You likely won't get the coefficient exactly right—I haven't been able to match the sample correctly. But your numbers should be in the ball park.
Once you have estimated a couple models, try putting the results into a table similar to table 4.
CHAIN is the control for chain stores, it takes values 1, 2, 3, or 4.
CO_OWNED is the control for company ownership (rather than franchise). It takes 0 or 1 as values.
WAGE_ST is the wage in the "before" period.
SOUTHJ, CENTRALJ, NORTHJ, PA1, PA2, SHORE are the controls for regions. Each takes 0 or 1 as values.

Model 2

Model 3

Model 4

Model 5

Putting the coefficients into one table

An alternative formulation

You may be more familiar with a different (but equivalent) formulation of the regression. It uses the level of the endogenous variable and a "double" fixed effect to compute the difference. In our case, this would be:

$$\text{employment}_{it} = a + \beta \; \text{I}_{t=\text{after}} \times \text{I}_{\text{state}=\text{NJ}} + \epsilon_{it},$$

where $t$ is equal to before and after since there are only two periods in our data.

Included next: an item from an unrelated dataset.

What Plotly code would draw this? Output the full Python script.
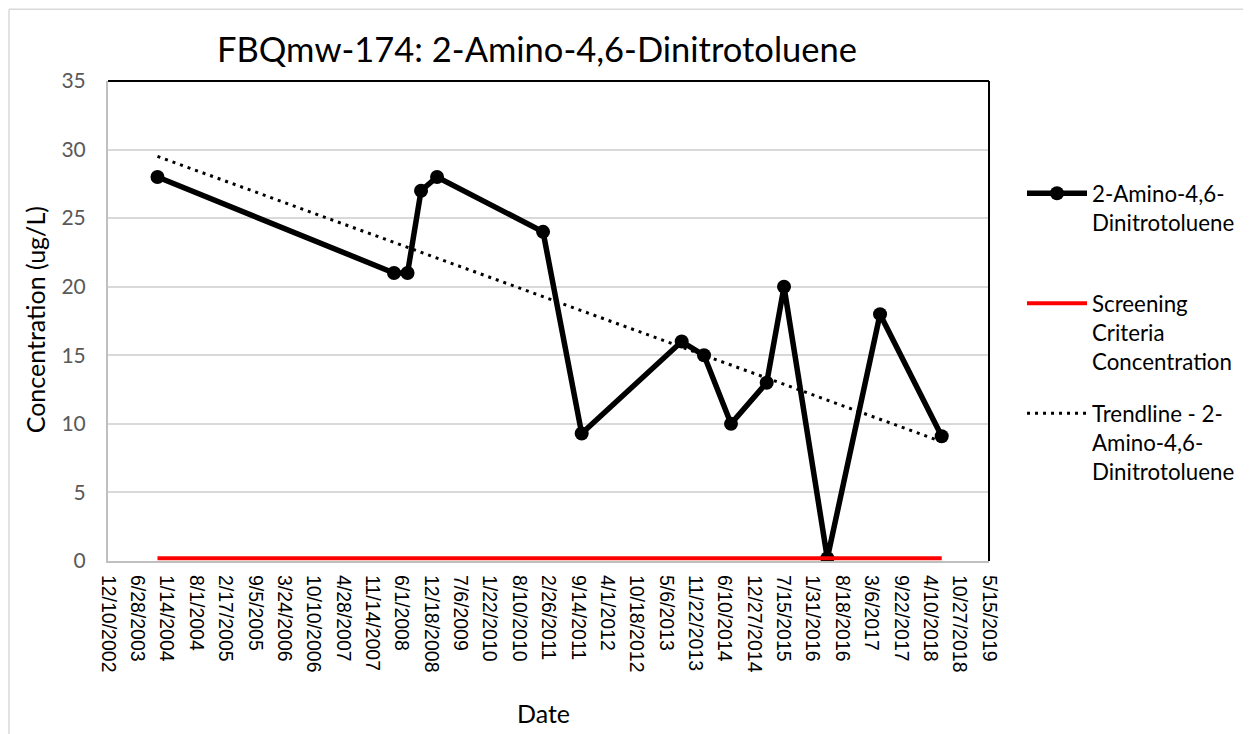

To implement this, we need to reshape the data into a panel, then specify the new regression.

This idea, and the solution, is the work of Haotian Luo, MS 2024, lightly edited.

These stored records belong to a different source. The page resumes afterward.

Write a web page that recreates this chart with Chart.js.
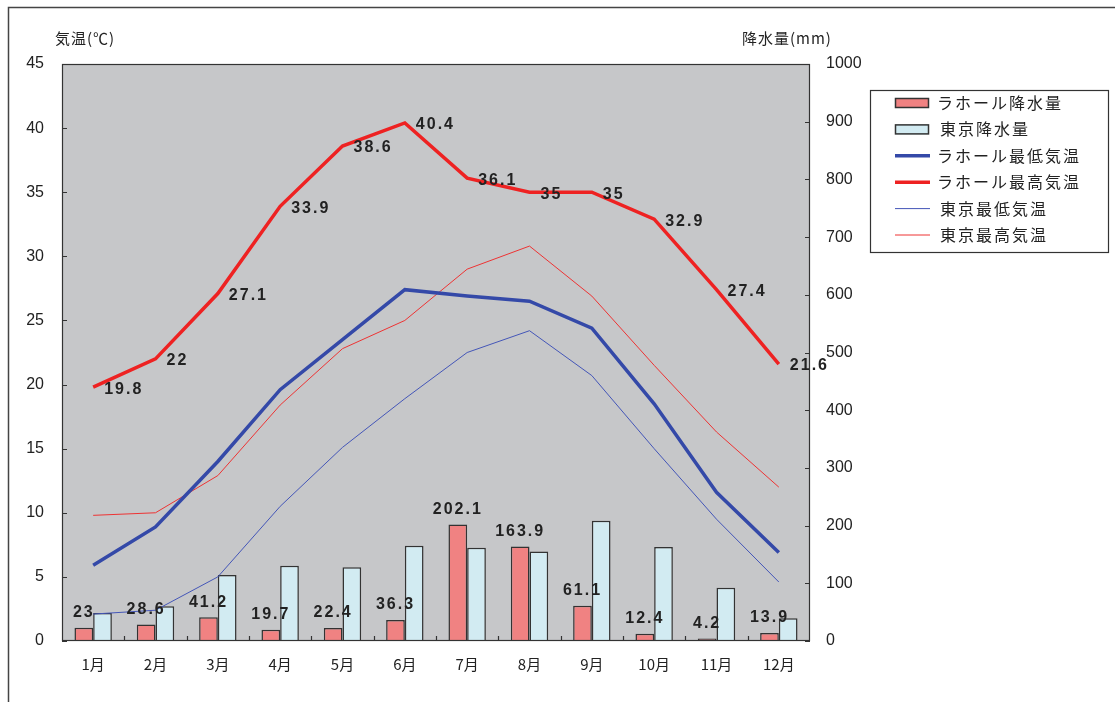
<!DOCTYPE html>
<html lang="ja">
<head>
  <meta charset="UTF-8">
  <title>ラホールと東京の気温・降水量</title>
  <script src="https://cdn.jsdelivr.net/npm/chart.js"></script>
  <style>
    body { margin: 0; background: #fff; }
    .wrap { width: 1115px; height: 702px; position: relative; }
  </style>
</head>
<body>
  <div class="wrap"><canvas id="chart"></canvas></div>
  <script>
    const months = ['1月', '2月', '3月', '4月', '5月', '6月', '7月', '8月', '9月', '10月', '11月', '12月'];
    const lahoreRain = [23, 28.6, 41.2, 19.7, 22.4, 36.3, 202.1, 163.9, 61.1, 12.4, 4.2, 13.9];
    const tokyoRain = [48.6, 60.2, 114.5, 130.3, 128.0, 164.9, 161.5, 155.1, 208.5, 163.1, 92.5, 39.6];
    const lahoreMin = [5.9, 8.9, 14.0, 19.6, 23.5, 27.4, 26.9, 26.5, 24.4, 18.5, 11.6, 6.9];
    const lahoreMax = [19.8, 22, 27.1, 33.9, 38.6, 40.4, 36.1, 35, 35, 32.9, 27.4, 21.6];
    const tokyoMin = [2.1, 2.4, 5.0, 10.5, 15.1, 18.9, 22.5, 24.2, 20.7, 15.0, 9.5, 4.6];
    const tokyoMax = [9.8, 10.0, 12.9, 18.4, 22.8, 25.0, 29.0, 30.8, 26.9, 21.5, 16.3, 12.0];

    const FONT = "'Noto Sans CJK JP', 'Liberation Sans', sans-serif";
    const TEXT = '#222';

    // gray plot area, outer frame, axis titles, inner tick marks
    const frame = {
      id: 'frame',
      beforeDraw(chart) {
        const { ctx, chartArea: a } = chart;
        ctx.save();
        ctx.fillStyle = '#c6c7c9';
        ctx.fillRect(a.left, a.top, a.right - a.left, a.bottom - a.top);
        ctx.strokeStyle = '#444';
        ctx.lineWidth = 1.5;
        ctx.beginPath();
        ctx.moveTo(8.5, 702);
        ctx.lineTo(8.5, 7.5);
        ctx.lineTo(1115, 7.5);
        ctx.stroke();
        ctx.fillStyle = TEXT;
        ctx.font = '15px ' + FONT;
        ctx.textBaseline = 'middle';
        ctx.letterSpacing = '1px';
        ctx.fillText('気温(℃)', 55, 38);
        ctx.fillText('降水量(mm)', 742, 38);
        ctx.restore();
      },
      afterDraw(chart) {
        const { ctx, chartArea: a, scales } = chart;
        ctx.save();
        ctx.strokeStyle = '#333';
        ctx.lineWidth = 1.2;
        ctx.strokeRect(a.left + 0.5, a.top + 0.5, a.right - a.left - 1, a.bottom - a.top - 1);
        ctx.beginPath();
        scales.y.ticks.forEach(t => {
          const y = Math.round(scales.y.getPixelForValue(t.value)) + 0.5;
          ctx.moveTo(a.left, y); ctx.lineTo(a.left + 5, y);
        });
        scales.y1.ticks.forEach(t => {
          const y = Math.round(scales.y1.getPixelForValue(t.value)) + 0.5;
          ctx.moveTo(a.right, y); ctx.lineTo(a.right - 5, y);
        });
        const step = (a.right - a.left) / months.length;
        for (let i = 1; i < months.length; i++) {
          const x = Math.round(a.left + step * i) + 0.5;
          ctx.moveTo(x, a.bottom); ctx.lineTo(x, a.bottom - 5);
        }
        ctx.stroke();
        ctx.restore();
      }
    };

    // value labels on Lahore max line and Lahore rain bars
    const valueLabels = {
      id: 'valueLabels',
      afterDatasetsDraw(chart) {
        const { ctx } = chart;
        ctx.save();
        ctx.fillStyle = TEXT;
        ctx.font = "bold 16px 'Liberation Sans', sans-serif";
        ctx.letterSpacing = '2px';
        ctx.textBaseline = 'middle';
        const maxMeta = chart.getDatasetMeta(3);
        ctx.textAlign = 'left';
        maxMeta.data.forEach((p, i) => {
          ctx.fillText(String(lahoreMax[i]), p.x + 11, p.y + 2);
        });
        const rainMeta = chart.getDatasetMeta(0);
        ctx.textAlign = 'center';
        rainMeta.data.forEach((b, i) => {
          ctx.fillText(String(lahoreRain[i]), b.x, b.y - 15);
        });
        ctx.restore();
      }
    };

    // boxed legend at the right
    const boxLegend = {
      id: 'boxLegend',
      afterDraw(chart) {
        const { ctx } = chart;
        const ds = chart.data.datasets;
        ctx.save();
        ctx.strokeStyle = '#333';
        ctx.lineWidth = 1.2;
        ctx.strokeRect(870.5, 90.5, 238, 162);
        ctx.font = '16px ' + FONT;
        ctx.letterSpacing = '2px';
        ctx.textBaseline = 'middle';
        ctx.fillStyle = TEXT;
        ds.forEach((d, i) => {
          const y = 103 + i * 26.4;
          if (d.type === 'bar') {
            ctx.fillStyle = d.backgroundColor;
            ctx.fillRect(895, y - 5, 34, 10);
            ctx.strokeStyle = '#333';
            ctx.lineWidth = 1.5;
            ctx.strokeRect(895.5, y - 4.5, 33, 9);
          } else {
            ctx.strokeStyle = d.borderColor;
            ctx.lineWidth = d.borderWidth;
            ctx.beginPath();
            ctx.moveTo(895, y); ctx.lineTo(930, y);
            ctx.stroke();
          }
          ctx.fillStyle = TEXT;
          ctx.fillText(d.label, d.label.startsWith('東京') ? 940 : 937, y);
        });
        ctx.restore();
      }
    };

    new Chart(document.getElementById('chart'), {
      data: {
        labels: months,
        datasets: [
          { type: 'bar', label: 'ラホール降水量', data: lahoreRain, yAxisID: 'y1', order: 2,
            backgroundColor: '#f08282', borderColor: '#333', borderWidth: 1.5 },
          { type: 'bar', label: '東京降水量', data: tokyoRain, yAxisID: 'y1', order: 2,
            backgroundColor: '#d2ebf2', borderColor: '#333', borderWidth: 1.5 },
          { type: 'line', label: 'ラホール最低気温', data: lahoreMin, yAxisID: 'y', order: 1,
            borderColor: '#3449a8', borderWidth: 3.5, pointRadius: 0, tension: 0 },
          { type: 'line', label: 'ラホール最高気温', data: lahoreMax, yAxisID: 'y', order: 1,
            borderColor: '#ee2222', borderWidth: 3.5, pointRadius: 0, tension: 0 },
          { type: 'line', label: '東京最低気温', data: tokyoMin, yAxisID: 'y', order: 1,
            borderColor: '#4456b8', borderWidth: 1, pointRadius: 0, tension: 0 },
          { type: 'line', label: '東京最高気温', data: tokyoMax, yAxisID: 'y', order: 1,
            borderColor: '#ee3333', borderWidth: 1, pointRadius: 0, tension: 0 }
        ]
      },
      options: {
        responsive: true,
        maintainAspectRatio: false,
        animation: false,
        layout: { padding: { top: 64, left: 0, right: 0, bottom: 0 } },
        datasets: { bar: { categoryPercentage: 0.6, barPercentage: 1.0 } },
        plugins: { legend: { display: false }, tooltip: { enabled: false } },
        scales: {
          x: {
            grid: { display: false, drawTicks: false },
            border: { display: false },
            ticks: { color: TEXT, font: { family: FONT, size: 15 }, padding: 14, maxRotation: 0 },
            afterFit(s) { s.height = 61; }
          },
          y: {
            position: 'left', min: 0, max: 45,
            grid: { display: false, drawTicks: false },
            border: { display: false },
            ticks: { stepSize: 5, color: TEXT, font: { family: "'Liberation Sans', sans-serif", size: 16 }, padding: 18 },
            afterFit(s) { s.width = 62; }
          },
          y1: {
            position: 'right', min: 0, max: 1000,
            grid: { display: false, drawTicks: false },
            border: { display: false },
            ticks: { stepSize: 100, color: TEXT, font: { family: "'Liberation Sans', sans-serif", size: 16 }, padding: 16,
              callback: v => String(v) },
            afterFit(s) { s.width = 305; }
          }
        }
      },
      plugins: [frame, valueLabels, boxLegend]
    });
  </script>
</body>
</html>
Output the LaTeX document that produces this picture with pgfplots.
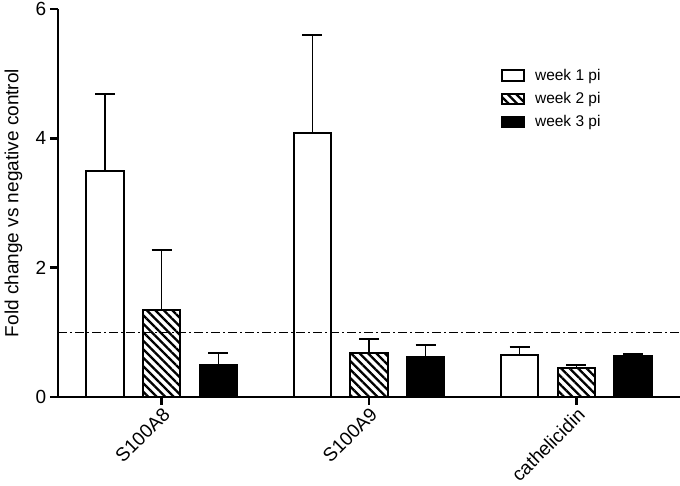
\documentclass[border=0pt]{standalone}
\usepackage{pgfplots}
\pgfplotsset{compat=1.18}
\usepackage{fontspec}
\setmainfont{Liberation Sans}
\usetikzlibrary{patterns.meta,calc}
\begin{document}
\fontsize{19}{23}\selectfont
\begin{tikzpicture}
\begin{axis}[
  scale only axis,
  width=622pt, height=388pt,
  xmin=-0.5, xmax=2.5,
  ymin=0, ymax=6,
  ytick={0,2,4,6},
  xtick={0,1,2},
  xticklabels={S100A8,S100A9,cathelicidin},
  x tick label style={rotate=45, anchor=north east, inner sep=1pt},
  y tick label style={inner sep=0.5pt, xshift=-3pt},
  axis x line*=bottom,
  axis y line*=left,
  axis line style={line width=2.5pt, -},
  tick style={line width=2.5pt, black},
  major tick length=8pt,
  tick align=outside,
  /pgf/number format/assume math mode=true,
  ticklabel style={font=\fontsize{19}{23}\selectfont},
  ylabel={Fold change vs negative control},
  ylabel style={font=\fontsize{19}{23}\selectfont, at={(axis description cs:-0.0715,0.5)}, anchor=center},
  ybar,
  bar width=0.18,
  legend style={draw=none, at={(0.712,0.85)}, anchor=north west,
    font=\fontsize{15.5}{18}\selectfont, row sep=5pt, fill=none, inner sep=0pt},
  legend cell align=left,
  legend image code/.code={\draw[#1, line width=2pt] (0pt,-4.5pt) rectangle (22pt,6pt);
    \path (30pt,0pt);},
  error bars/y dir=plus,
  error bars/y explicit,
  error bars/error bar style={line width=1.3pt, black},
  error bars/error mark options={rotate=90, mark size=10pt, line width=2pt, black},
]
\addplot[bar shift=-0.273, draw=black, fill=white, line width=2pt]
  table[x=x, y=y, y error=e] {
x y e
0 3.50 1.18
1 4.09 1.51
2 0.65 0.12
};
\addlegendentry{week 1 pi}
\addplot[bar shift=0, draw=black, line width=2pt,
  pattern={Lines[angle=-45, distance=6pt, line width=2.3pt]}, pattern color=black]
  table[x=x, y=y, y error=e] {
x y e
0 1.34 0.94
1 0.68 0.22
2 0.45 0.05
};
\addlegendentry{week 2 pi}
\addplot[bar shift=0.273, draw=black, fill=black, line width=2pt]
  table[x=x, y=y, y error=e] {
x y e
0 0.49 0.19
1 0.62 0.18
2 0.63 0.03
};
\addlegendentry{week 3 pi}
\draw[line width=1.3pt, dash pattern=on 9pt off 3pt on 2pt off 3pt]
  (axis cs:-0.5,1) -- (axis cs:2.5,1);
\end{axis}
\pgfresetboundingbox
\path[use as bounding box] ($(current axis.south west)+(-58pt,-89pt)$) rectangle ($(current axis.north east)+(0pt,9pt)$);
\end{tikzpicture}
\end{document}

# Transform the dataframe 
df = rd[['SHEET','STATE','FTE_before','FTE_after']]
df = df.set_index(['STATE','SHEET'])
df = df.stack().reset_index()
df.rename(columns = {'level_2' : 'time', 0 : 'employment'}, inplace = True) 

# Create a time variable
df['time'] = df['time'].replace({'FTE_before' : 'before', 'FTE_after':'after' })
df.head()

# Regression
result = smf.ols("employment ~ C(time,Treatment(reference='before'))*C(STATE, Treatment(reference='PA'))", data=df).fit()
print(result.summary())

Notice that the coefficient for C(time, Treatment(reference='before'))[T.after]:C(STATE, Treatment(reference='PA'))[T.NJ] is 2.3119, the same as the coefficient for C(STATE, Treatment(reference='PA'))[T.NJ] in the first model. The fixed effect for C(time, Treatment(reference='before'))[T.after] is the same as the intercept in the first model.